Now consider a path. Suppose it arrives on line $i$ through an intersection. All intersections below the arrival point have already been passed and can never be used again because the motion is upward.

Assume first that $i<\frac{n+1}{2}$. In the sequence above, the first intersection lying above the arrival point is the intersection with line $i+1$. Therefore the next switch sends the path to line $i+1$.

Similarly, if $i>\frac{n+1}{2}$, the first intersection above the arrival point is the intersection with line $i-1$, so the next switch sends the path to line $i-1$.

Hence every transition of a path is of the form

$$i\longrightarrow i+1 \qquad\left(i<\frac{n+1}{2}\right),$$

or

$$i\longrightarrow i-1 \qquad\left(i>\frac{n+1}{2}\right).$$

Therefore the only possible consecutive pairs of lines are adjacent labels. The transition graph is exactly the chain

$$1-2-3-\cdots-n.$$

Starting on line $1$, the path is forced to move successively through

$$1,2,3,\dots,n.$$

Indeed, each step increases the label by $1$ until line $n$ is reached. No line is repeated. Thus the path passes through all $n$ lines.

Since consecutive lines in the path are distinct, passing through all $n$ lines produces exactly $n$ segments. This proves statement 1 and statement 3 simultaneously.

To prove statement 2, start from a middle line.

If $n=2m+1$ is odd, start from line $m+1$. The path may move only to one side of the chain. Consequently it visits at most

$$m+1=\frac{n+1}{2}$$

lines.

If $n=2m$ is even, start from line $m$ or line $m+1$. The path then traverses only one half of the chain and visits at most

$$m+1=\frac n2+1$$

lines.

In either case there exists a path passing through no more than

$$\frac n2+1$$

lines.

All three assertions have been established. This completes the proof.

∎

Verification of Key Steps

The first delicate point is the ordering of intersections on a fixed line. Take three labels $i<j<k$. At the lower boundary their order is $i,j,k$, while at the upper boundary it is $k,j,i$. The crossing of $i$ with $j$ must occur before the crossing of $i$ with $k$ along line $i$, otherwise line $k$ would already have moved to the opposite side of $i$ before line $j$ did, contradicting the reversal of order. Repeating this comparison for all larger labels yields

$$i+1,i+2,\dots,n.$$

The second delicate point is identifying the next line visited after arriving on line $i$. When the path reaches line $i$, it does so through one of the intersections appearing in the sequence found above. Every earlier intersection on that sequence lies below the current point and cannot be used. The next available intersection is therefore the immediately following term in the sequence. This is exactly what yields the transition to $i+1$ or $i-1$.
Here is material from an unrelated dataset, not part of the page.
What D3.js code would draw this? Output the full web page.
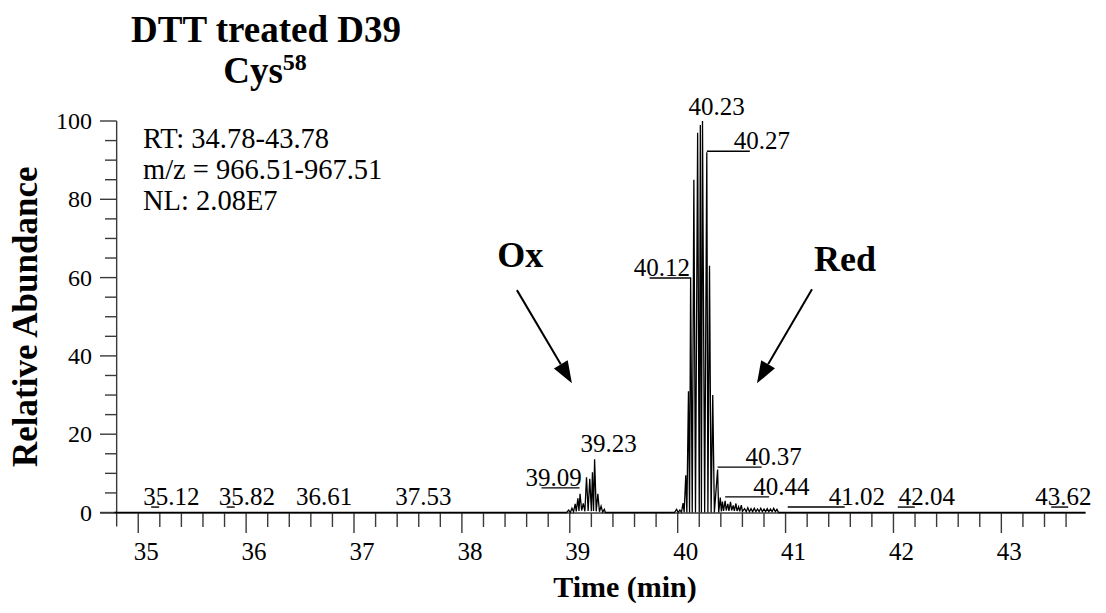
<!DOCTYPE html>
<html>
<head>
<meta charset="utf-8">
<script src="https://cdn.jsdelivr.net/npm/d3@7"></script>
<style>
  html, body { margin: 0; padding: 0; background: #fff; }
  svg { display: block; font-family: 'Liberation Serif', 'Times New Roman', Times, serif; }
</style>
</head>
<body>
<svg id="chart" width="1106" height="613"></svg>
<script>
// ---- data
const timeTicks = [35, 36, 37, 38, 39, 40, 41, 42, 43]
const abundanceTicks = [0, 20, 40, 60, 80, 100]
const titleText = 'DTT treated D39'
const residue = 'Cys'
const residueNumber = '58'
const infoLines = ['RT: 34.78-43.78', 'm/z = 966.51-967.51', 'NL: 2.08E7']
const peakTimes = [35.12, 35.82, 36.61, 37.53, 39.09, 39.23, 40.12, 40.23, 40.27, 40.37, 40.44, 41.02, 42.04, 43.62]
const calloutNames = ['Ox', 'Red']

// [time (min), relative abundance]
const trace = [
  [34.78, 0], [38.97, 0],
  [38.99, 0.6], [39.005, 0], [39.02, 1.1], [39.035, 0.2], [39.05, 2.2], [39.06, 0.3],
  [39.075, 3.6], [39.085, 0.4], [39.095, 4.8], [39.11, 0.5], [39.125, 2.3], [39.14, 0.3],
  [39.155, 9.0], [39.17, 0.4], [39.185, 8.6], [39.2, 0.3], [39.21, 10.3], [39.22, 0.4],
  [39.23, 13.6], [39.245, 0.3], [39.26, 4.8], [39.275, 0.2], [39.29, 1.6], [39.305, 0.1],
  [39.32, 0.8], [39.33, 0],
  [39.97, 0], [39.99, 0.8], [40.005, 0], [40.02, 0.6], [40.035, 0.1], [40.05, 2.4], [40.06, 0.1],
  [40.075, 9.5], [40.085, 0], [40.1, 31], [40.11, 0], [40.12, 60], [40.135, 0], [40.15, 85],
  [40.165, 0], [40.185, 97], [40.2, 0], [40.21, 99], [40.22, 0], [40.23, 100], [40.25, 0],
  [40.27, 92], [40.28, 0], [40.295, 63], [40.31, 0], [40.325, 30], [40.34, 0], [40.37, 11],
  [40.38, 0], [40.395, 3.8], [40.405, 0.3], [40.415, 2.8], [40.425, 0.4], [40.44, 3.0],
  [40.45, 0.5], [40.465, 2.2], [40.475, 0.4], [40.49, 2.7], [40.5, 0.5], [40.515, 1.8],
  [40.525, 0.4], [40.54, 2.3], [40.55, 0.4], [40.565, 1.5], [40.575, 0.3], [40.59, 1.9],
  [40.6, 0.3], [40.62, 1.0], [40.635, 0.2], [40.65, 1.2], [40.665, 0.2], [40.68, 1.0],
  [40.695, 0.2], [40.71, 1.1], [40.725, 0.2], [40.74, 0.9], [40.755, 0.2], [40.77, 1.1],
  [40.785, 0.2], [40.8, 0.9], [40.815, 0.2], [40.83, 1.0], [40.845, 0.2], [40.86, 0.9],
  [40.875, 0.2], [40.89, 1.1], [40.905, 0.2], [40.92, 0.8], [40.935, 0],
  [43.78, 0],
]

// ---- layout
const x = d3.scaleLinear().domain([34.78, 43.78]).range([114.5, 1085.5])
const y = d3.scaleLinear().domain([0, 100]).range([512.5, 121])
const axisColor = '#3a3a3a'

// label placement: dx = text start relative to peak (px), at = baseline level (abundance)
const labelLayout = {
  '35.12': { dx: -8, at: 1.9, lead: true },
  '35.82': { dx: -8, at: 1.9, lead: true },
  '36.61': { dx: -16, at: 1.9 },
  '37.53': { dx: -16, at: 1.9 },
  '39.09': { dx: -54, at: 6.8, lead: true },
  '39.23': { dx: -14, at: 15.5 },
  '40.12': { dx: -57, at: 60.4, lead: true },
  '40.23': { dx: -14, at: 101.5 },
  '40.27': { dx: 27, at: 92.8, lead: true },
  '40.37': { dx: 28, at: 12.1, lead: true },
  '40.44': { dx: 28, at: 4.5, lead: true },
  '41.02': { dx: 41, at: 1.9, lead: true },
  '42.04': { dx: 1, at: 1.9, lead: true },
  '43.62': { dx: -33, at: 1.9, lead: true },
}
// callout text anchor and arrow from/to, in data units
const calloutLayout = {
  Ox: { text: [38.54, 62.6], from: [38.51, 56.8], to: [39.02, 33.0] },
  Red: { text: [41.55, 61.6], from: [41.245, 57.0], to: [40.735, 33.0] },
}

const svg = d3.select('#chart')

// -- titles
svg.append('text')
  .attr('x', 266).attr('y', 42)
  .attr('text-anchor', 'middle')
  .attr('font-size', 37).attr('font-weight', 'bold')
  .text(titleText)

const sub = svg.append('text')
  .attr('x', 265).attr('y', 83)
  .attr('text-anchor', 'middle')
  .attr('font-size', 37).attr('font-weight', 'bold')
sub.append('tspan').text(residue)
sub.append('tspan').attr('font-size', 24).attr('dy', -13).text(residueNumber)

// -- y axis
const axisX = x(34.8)
svg.append('line')
  .attr('x1', axisX).attr('x2', axisX)
  .attr('y1', y(100)).attr('y2', y(0) + 14)
  .attr('stroke', axisColor).attr('stroke-width', 1.4)

d3.range(0, 101, 5).forEach((v) => {
  const major = v % 20 === 0
  svg.append('line')
    .attr('x1', major ? 100 : 105).attr('x2', axisX)
    .attr('y1', y(v)).attr('y2', y(v))
    .attr('stroke', axisColor).attr('stroke-width', 1.4)
})

svg.append('g').selectAll('text')
  .data(abundanceTicks)
  .join('text')
  .attr('x', 92).attr('y', (d) => y(d) + 8)
  .attr('text-anchor', 'end')
  .attr('font-size', 24)
  .text((d) => d)

svg.append('text')
  .attr('transform', `translate(37,${y(50)}) rotate(-90)`)
  .attr('text-anchor', 'middle')
  .attr('font-size', 35).attr('font-weight', 'bold')
  .text('Relative Abundance')

// -- x axis
const axisY = y(0) + 0.5
svg.append('line')
  .attr('x1', 100).attr('x2', x(43.78))
  .attr('y1', axisY).attr('y2', axisY)
  .attr('stroke', axisColor).attr('stroke-width', 1.5)

d3.range(175, 219).forEach((i) => {
  const major = i % 5 === 0
  svg.append('line')
    .attr('x1', x(i / 5)).attr('x2', x(i / 5))
    .attr('y1', axisY).attr('y2', axisY + (major ? 20 : 14))
    .attr('stroke', axisColor).attr('stroke-width', 1.4)
})

svg.append('g').selectAll('text')
  .data(timeTicks)
  .join('text')
  .attr('x', (d) => x(d) + 8).attr('y', 560)
  .attr('text-anchor', 'middle')
  .attr('font-size', 25)
  .text((d) => d)

svg.append('text')
  .attr('x', 625).attr('y', 597)
  .attr('text-anchor', 'middle')
  .attr('font-size', 30).attr('font-weight', 'bold')
  .text('Time (min)')

// -- info block
svg.append('g').selectAll('text')
  .data(infoLines)
  .join('text')
  .attr('x', 143).attr('y', (d, i) => 148 + i * 31)
  .attr('font-size', 28.5)
  .text((d) => d)

// -- trace
const line = d3.line().x(([t]) => x(t)).y(([, v]) => y(v))
svg.append('path')
  .datum(trace)
  .attr('fill', 'none')
  .attr('stroke', '#000')
  .attr('stroke-width', 1.3)
  .attr('stroke-linejoin', 'miter')
  .attr('d', line)

// -- peak labels
peakTimes.forEach((t) => {
  const label = t.toFixed(2)
  const { dx, at, lead } = labelLayout[label]
  const px = x(t)
  const tx = px + dx
  const by = y(at)
  svg.append('text')
    .attr('x', tx).attr('y', by)
    .attr('font-size', 25)
    .text(label)
  if (lead) {
    const a = Math.min(px, tx + 16)
    const b = Math.max(px, tx + 16)
    svg.append('line')
      .attr('x1', a).attr('x2', b)
      .attr('y1', by + 2).attr('y2', by + 2)
      .attr('stroke', '#000').attr('stroke-width', 1.4)
  }
})

// -- Ox / Red callouts
calloutNames.forEach((name) => {
  const c = calloutLayout[name]
  svg.append('text')
    .attr('x', x(c.text[0])).attr('y', y(c.text[1]))
    .attr('text-anchor', 'middle')
    .attr('font-size', 36).attr('font-weight', 'bold')
    .text(name)

  const x1 = x(c.from[0]), y1 = y(c.from[1])
  const x2 = x(c.to[0]), y2 = y(c.to[1])
  const ang = Math.atan2(y2 - y1, x2 - x1)
  const headLen = 22, headW = 8
  const bx = x2 - headLen * Math.cos(ang), by = y2 - headLen * Math.sin(ang)
  svg.append('line')
    .attr('x1', x1).attr('y1', y1).attr('x2', bx).attr('y2', by)
    .attr('stroke', '#000').attr('stroke-width', 2)
  const nx = -Math.sin(ang) * headW, ny = Math.cos(ang) * headW
  svg.append('path')
    .attr('d', `M${x2},${y2}L${bx + nx},${by + ny}L${bx - nx},${by - ny}Z`)
    .attr('fill', '#000')
})
</script>
</body>
</html>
A careless argument might assume that every intersection on line $i$ remains available after arrival. That would allow jumps to nonadjacent labels and destroy the chain structure. The upward-motion condition excludes those intersections because they lie below the arrival point.

Alternative Approaches

A different proof uses permutations. The arrangement determines the reversal permutation

$$(1,2,\dots,n)\mapsto(n,n-1,\dots,1).$$

A path can be viewed as following the trajectory of an adjacent transposition in any reduced decomposition of this permutation. The forced switching rule corresponds to moving through neighboring inversions. The resulting transition graph is again the chain of labels, from which all three assertions follow immediately.

The geometric argument above is preferable because it works directly with the order of intersections on each line and does not require any background on permutations or reduced decompositions.